* start Supplied material *
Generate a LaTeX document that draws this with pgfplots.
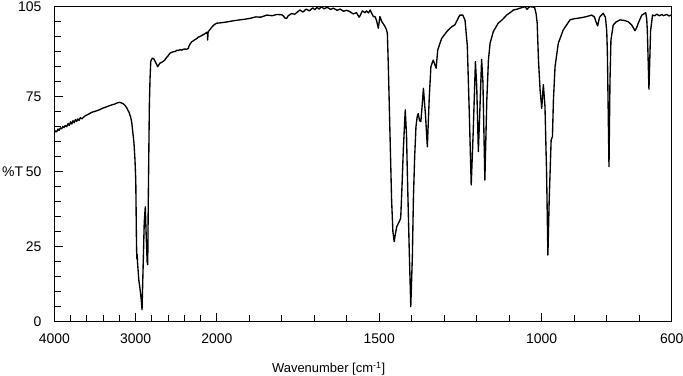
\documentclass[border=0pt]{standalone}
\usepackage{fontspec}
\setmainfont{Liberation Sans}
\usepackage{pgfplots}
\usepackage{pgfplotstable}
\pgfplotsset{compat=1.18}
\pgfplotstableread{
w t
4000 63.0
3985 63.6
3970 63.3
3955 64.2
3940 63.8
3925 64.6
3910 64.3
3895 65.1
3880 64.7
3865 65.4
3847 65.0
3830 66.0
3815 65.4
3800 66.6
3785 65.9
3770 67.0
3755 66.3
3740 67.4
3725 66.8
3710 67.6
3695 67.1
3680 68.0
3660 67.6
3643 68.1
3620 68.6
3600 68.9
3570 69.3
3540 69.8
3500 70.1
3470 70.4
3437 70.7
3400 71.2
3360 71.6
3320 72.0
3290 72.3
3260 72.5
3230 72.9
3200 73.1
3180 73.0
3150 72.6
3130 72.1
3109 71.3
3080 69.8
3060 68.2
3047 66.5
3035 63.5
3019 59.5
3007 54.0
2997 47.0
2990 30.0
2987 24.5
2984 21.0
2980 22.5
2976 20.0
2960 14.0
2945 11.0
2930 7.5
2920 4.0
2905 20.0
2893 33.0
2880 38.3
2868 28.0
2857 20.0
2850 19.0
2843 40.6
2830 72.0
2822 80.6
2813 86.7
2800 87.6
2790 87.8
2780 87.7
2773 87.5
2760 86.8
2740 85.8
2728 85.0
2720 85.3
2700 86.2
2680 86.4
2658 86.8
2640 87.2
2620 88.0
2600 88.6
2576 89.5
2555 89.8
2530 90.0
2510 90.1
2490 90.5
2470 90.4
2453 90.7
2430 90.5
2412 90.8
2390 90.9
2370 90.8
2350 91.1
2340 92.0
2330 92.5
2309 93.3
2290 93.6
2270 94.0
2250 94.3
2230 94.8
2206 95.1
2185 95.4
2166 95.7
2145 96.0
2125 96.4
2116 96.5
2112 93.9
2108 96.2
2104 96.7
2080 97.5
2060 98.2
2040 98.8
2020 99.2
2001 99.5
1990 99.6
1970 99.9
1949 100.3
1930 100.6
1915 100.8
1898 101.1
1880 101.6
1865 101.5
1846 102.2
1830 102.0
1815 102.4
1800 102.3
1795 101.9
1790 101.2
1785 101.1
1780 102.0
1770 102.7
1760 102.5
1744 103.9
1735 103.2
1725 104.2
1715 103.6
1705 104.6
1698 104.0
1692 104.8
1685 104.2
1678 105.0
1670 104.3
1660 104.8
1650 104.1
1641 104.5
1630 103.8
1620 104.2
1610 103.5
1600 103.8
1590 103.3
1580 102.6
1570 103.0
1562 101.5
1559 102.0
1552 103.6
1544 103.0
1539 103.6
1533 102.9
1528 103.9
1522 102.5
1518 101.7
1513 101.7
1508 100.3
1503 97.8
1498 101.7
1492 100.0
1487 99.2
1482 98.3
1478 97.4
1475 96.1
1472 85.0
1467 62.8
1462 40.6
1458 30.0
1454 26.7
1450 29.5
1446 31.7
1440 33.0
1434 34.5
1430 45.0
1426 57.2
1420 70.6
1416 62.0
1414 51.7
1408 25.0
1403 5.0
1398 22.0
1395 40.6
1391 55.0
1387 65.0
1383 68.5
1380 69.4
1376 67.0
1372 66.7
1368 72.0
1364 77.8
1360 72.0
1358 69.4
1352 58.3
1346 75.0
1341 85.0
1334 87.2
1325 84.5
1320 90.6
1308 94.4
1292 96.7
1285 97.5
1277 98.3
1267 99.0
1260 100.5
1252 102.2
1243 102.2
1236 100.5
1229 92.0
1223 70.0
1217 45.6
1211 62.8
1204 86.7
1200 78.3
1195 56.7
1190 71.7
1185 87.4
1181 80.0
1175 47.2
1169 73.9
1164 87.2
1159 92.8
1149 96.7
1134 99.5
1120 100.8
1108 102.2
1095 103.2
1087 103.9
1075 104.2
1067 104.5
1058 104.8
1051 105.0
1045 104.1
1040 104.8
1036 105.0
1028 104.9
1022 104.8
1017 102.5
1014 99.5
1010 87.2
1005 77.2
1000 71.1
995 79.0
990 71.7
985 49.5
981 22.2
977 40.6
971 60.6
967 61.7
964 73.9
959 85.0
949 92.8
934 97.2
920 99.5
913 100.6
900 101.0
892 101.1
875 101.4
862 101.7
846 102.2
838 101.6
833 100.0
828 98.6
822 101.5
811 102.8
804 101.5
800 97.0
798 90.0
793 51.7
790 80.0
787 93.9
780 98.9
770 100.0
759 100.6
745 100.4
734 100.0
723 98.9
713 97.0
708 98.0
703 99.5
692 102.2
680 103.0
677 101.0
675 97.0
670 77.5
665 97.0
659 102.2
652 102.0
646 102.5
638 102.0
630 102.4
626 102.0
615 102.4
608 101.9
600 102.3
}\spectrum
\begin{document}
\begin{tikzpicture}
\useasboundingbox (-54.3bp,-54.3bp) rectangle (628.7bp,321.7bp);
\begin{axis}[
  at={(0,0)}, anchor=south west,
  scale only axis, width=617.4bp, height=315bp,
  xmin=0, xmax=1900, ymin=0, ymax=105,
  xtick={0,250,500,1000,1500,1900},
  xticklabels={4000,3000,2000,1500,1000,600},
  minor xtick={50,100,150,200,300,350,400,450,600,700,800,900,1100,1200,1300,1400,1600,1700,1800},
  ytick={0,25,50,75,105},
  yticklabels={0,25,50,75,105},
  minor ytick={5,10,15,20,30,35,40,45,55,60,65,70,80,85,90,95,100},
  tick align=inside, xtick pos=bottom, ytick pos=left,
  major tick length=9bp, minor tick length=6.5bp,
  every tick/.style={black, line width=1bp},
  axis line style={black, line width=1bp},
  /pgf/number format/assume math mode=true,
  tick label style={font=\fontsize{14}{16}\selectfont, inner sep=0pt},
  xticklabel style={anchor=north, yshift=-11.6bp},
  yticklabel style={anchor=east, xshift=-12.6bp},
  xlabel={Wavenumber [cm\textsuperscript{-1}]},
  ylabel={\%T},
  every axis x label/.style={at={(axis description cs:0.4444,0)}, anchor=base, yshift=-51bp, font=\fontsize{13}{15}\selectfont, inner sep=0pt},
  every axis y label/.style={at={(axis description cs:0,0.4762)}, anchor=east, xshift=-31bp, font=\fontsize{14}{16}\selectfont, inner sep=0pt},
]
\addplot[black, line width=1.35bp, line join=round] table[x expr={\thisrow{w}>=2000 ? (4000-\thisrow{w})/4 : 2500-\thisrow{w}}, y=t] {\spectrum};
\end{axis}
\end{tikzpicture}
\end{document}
* end Supplied material *
- [What you should do] Reproduce the data verbatim. Do not carry any picture into the copy.

- [Final answer]
Generate a LaTeX document that draws this with pgfplots.
\documentclass[border=0pt]{standalone}
\usepackage{fontspec}
\setmainfont{Liberation Sans}
\usepackage{pgfplots}
\usepackage{pgfplotstable}
\pgfplotsset{compat=1.18}
\pgfplotstableread{
w t
4000 63.0
3985 63.6
3970 63.3
3955 64.2
3940 63.8
3925 64.6
3910 64.3
3895 65.1
3880 64.7
3865 65.4
3847 65.0
3830 66.0
3815 65.4
3800 66.6
3785 65.9
3770 67.0
3755 66.3
3740 67.4
3725 66.8
3710 67.6
3695 67.1
3680 68.0
3660 67.6
3643 68.1
3620 68.6
3600 68.9
3570 69.3
3540 69.8
3500 70.1
3470 70.4
3437 70.7
3400 71.2
3360 71.6
3320 72.0
3290 72.3
3260 72.5
3230 72.9
3200 73.1
3180 73.0
3150 72.6
3130 72.1
3109 71.3
3080 69.8
3060 68.2
3047 66.5
3035 63.5
3019 59.5
3007 54.0
2997 47.0
2990 30.0
2987 24.5
2984 21.0
2980 22.5
2976 20.0
2960 14.0
2945 11.0
2930 7.5
2920 4.0
2905 20.0
2893 33.0
2880 38.3
2868 28.0
2857 20.0
2850 19.0
2843 40.6
2830 72.0
2822 80.6
2813 86.7
2800 87.6
2790 87.8
2780 87.7
2773 87.5
2760 86.8
2740 85.8
2728 85.0
2720 85.3
2700 86.2
2680 86.4
2658 86.8
2640 87.2
2620 88.0
2600 88.6
2576 89.5
2555 89.8
2530 90.0
2510 90.1
2490 90.5
2470 90.4
2453 90.7
2430 90.5
2412 90.8
2390 90.9
2370 90.8
2350 91.1
2340 92.0
2330 92.5
2309 93.3
2290 93.6
2270 94.0
2250 94.3
2230 94.8
2206 95.1
2185 95.4
2166 95.7
2145 96.0
2125 96.4
2116 96.5
2112 93.9
2108 96.2
2104 96.7
2080 97.5
2060 98.2
2040 98.8
2020 99.2
2001 99.5
1990 99.6
1970 99.9
1949 100.3
1930 100.6
1915 100.8
1898 101.1
1880 101.6
1865 101.5
1846 102.2
1830 102.0
1815 102.4
1800 102.3
1795 101.9
1790 101.2
1785 101.1
1780 102.0
1770 102.7
1760 102.5
1744 103.9
1735 103.2
1725 104.2
1715 103.6
1705 104.6
1698 104.0
1692 104.8
1685 104.2
1678 105.0
1670 104.3
1660 104.8
1650 104.1
1641 104.5
1630 103.8
1620 104.2
1610 103.5
1600 103.8
1590 103.3
1580 102.6
1570 103.0
1562 101.5
1559 102.0
1552 103.6
1544 103.0
1539 103.6
1533 102.9
1528 103.9
1522 102.5
1518 101.7
1513 101.7
1508 100.3
1503 97.8
1498 101.7
1492 100.0
1487 99.2
1482 98.3
1478 97.4
1475 96.1
1472 85.0
1467 62.8
1462 40.6
1458 30.0
1454 26.7
1450 29.5
1446 31.7
1440 33.0
1434 34.5
1430 45.0
1426 57.2
1420 70.6
1416 62.0
1414 51.7
1408 25.0
1403 5.0
1398 22.0
1395 40.6
1391 55.0
1387 65.0
1383 68.5
1380 69.4
1376 67.0
1372 66.7
1368 72.0
1364 77.8
1360 72.0
1358 69.4
1352 58.3
1346 75.0
1341 85.0
1334 87.2
1325 84.5
1320 90.6
1308 94.4
1292 96.7
1285 97.5
1277 98.3
1267 99.0
1260 100.5
1252 102.2
1243 102.2
1236 100.5
1229 92.0
1223 70.0
1217 45.6
1211 62.8
1204 86.7
1200 78.3
1195 56.7
1190 71.7
1185 87.4
1181 80.0
1175 47.2
1169 73.9
1164 87.2
1159 92.8
1149 96.7
1134 99.5
1120 100.8
1108 102.2
1095 103.2
1087 103.9
1075 104.2
1067 104.5
1058 104.8
1051 105.0
1045 104.1
1040 104.8
1036 105.0
1028 104.9
1022 104.8
1017 102.5
1014 99.5
1010 87.2
1005 77.2
1000 71.1
995 79.0
990 71.7
985 49.5
981 22.2
977 40.6
971 60.6
967 61.7
964 73.9
959 85.0
949 92.8
934 97.2
920 99.5
913 100.6
900 101.0
892 101.1
875 101.4
862 101.7
846 102.2
838 101.6
833 100.0
828 98.6
822 101.5
811 102.8
804 101.5
800 97.0
798 90.0
793 51.7
790 80.0
787 93.9
780 98.9
770 100.0
759 100.6
745 100.4
734 100.0
723 98.9
713 97.0
708 98.0
703 99.5
692 102.2
680 103.0
677 101.0
675 97.0
670 77.5
665 97.0
659 102.2
652 102.0
646 102.5
638 102.0
630 102.4
626 102.0
615 102.4
608 101.9
600 102.3
}\spectrum
\begin{document}
\begin{tikzpicture}
\useasboundingbox (-54.3bp,-54.3bp) rectangle (628.7bp,321.7bp);
\begin{axis}[
  at={(0,0)}, anchor=south west,
  scale only axis, width=617.4bp, height=315bp,
  xmin=0, xmax=1900, ymin=0, ymax=105,
  xtick={0,250,500,1000,1500,1900},
  xticklabels={4000,3000,2000,1500,1000,600},
  minor xtick={50,100,150,200,300,350,400,450,600,700,800,900,1100,1200,1300,1400,1600,1700,1800},
  ytick={0,25,50,75,105},
  yticklabels={0,25,50,75,105},
  minor ytick={5,10,15,20,30,35,40,45,55,60,65,70,80,85,90,95,100},
  tick align=inside, xtick pos=bottom, ytick pos=left,
  major tick length=9bp, minor tick length=6.5bp,
  every tick/.style={black, line width=1bp},
  axis line style={black, line width=1bp},
  /pgf/number format/assume math mode=true,
  tick label style={font=\fontsize{14}{16}\selectfont, inner sep=0pt},
  xticklabel style={anchor=north, yshift=-11.6bp},
  yticklabel style={anchor=east, xshift=-12.6bp},
  xlabel={Wavenumber [cm\textsuperscript{-1}]},
  ylabel={\%T},
  every axis x label/.style={at={(axis description cs:0.4444,0)}, anchor=base, yshift=-51bp, font=\fontsize{13}{15}\selectfont, inner sep=0pt},
  every axis y label/.style={at={(axis description cs:0,0.4762)}, anchor=east, xshift=-31bp, font=\fontsize{14}{16}\selectfont, inner sep=0pt},
]
\addplot[black, line width=1.35bp, line join=round] table[x expr={\thisrow{w}>=2000 ? (4000-\thisrow{w})/4 : 2500-\thisrow{w}}, y=t] {\spectrum};
\end{axis}
\end{tikzpicture}
\end{document}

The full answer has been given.